You are not alone. By virtue of your baptism, you are part of a great multitude of witnesses that no one can count. All the saints. All the souls of the faithful. Audrey, Hayes, Mikey – in your new life as baptized Christians, at some point, you will feel alone. Sometimes it will feel that God is not there. Sometimes you will want to abandon your faith, in exchange for a more comfortable life. But take courage. You are not alone. Every saint that has gone before, has had that exact same feeling. Every single person in this church has had that exact same feeling. And every single person in this church is about to take a solemn vow before the Lord God Almighty that they will help raise you in the Christian life and faith. You are not alone. The saints who have gone before, and the saints in this church are now your partners. And when things get tough – because they will – we are here to hold on to each other.
And together, we wave our palm branches in defiance of death. That if we die, we die to the Lord. And if we live, we live to the Lord for we are the Lord’s possession. Or as the poet put it, the saints are “content to live, but not afraid to die.” (John Keble, All Saints’).

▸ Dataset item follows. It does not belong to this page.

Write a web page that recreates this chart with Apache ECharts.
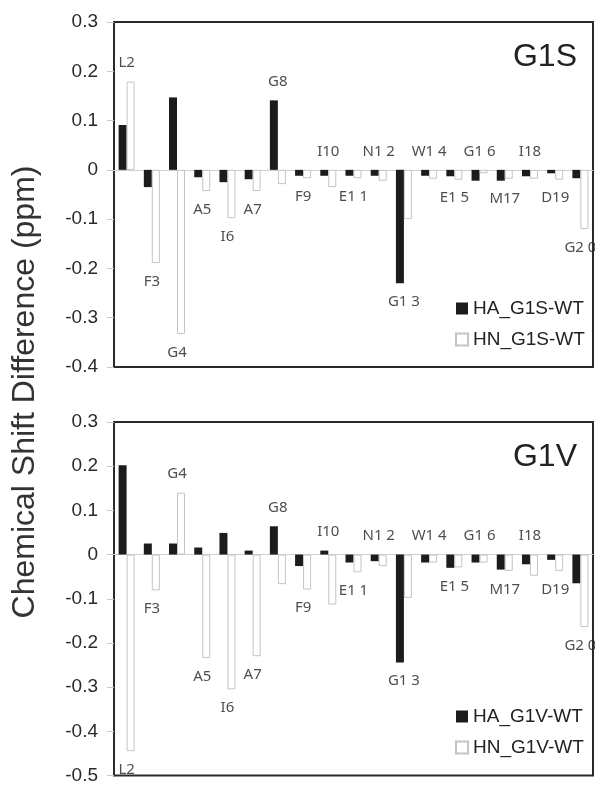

If you have not already spent that lonely night on an abandoned hill, the time is coming. When, not if. The dark night of the soul awaits each one of us. When we lose sense of God’s presence, when we wonder if this whole thing is real or not. When we just want to cash in our chips and call it a day. When you are overwhelmed by feelings of loneliness, and depression, and doubt, and helplessness, like you just want to run away. That’s the dark night that you have spent alone on an abandoned hill, when it feels that help is a boat ride away. All Saints’ Sunday reminds us that in the midst of all of that – we are not alone. The darkest night will always end. The eastern sky will turn from darkness, to whispers of grey, and then to the full rising of the sun. As the hymn puts it, “But lo! There breaks a yet more glorious day; the saints triumphant rise in bright array; the King of glory passes on his way. Alleluia, Alleluia!” So take courage. You are not alone. Alleluia, Alleluia! Amen.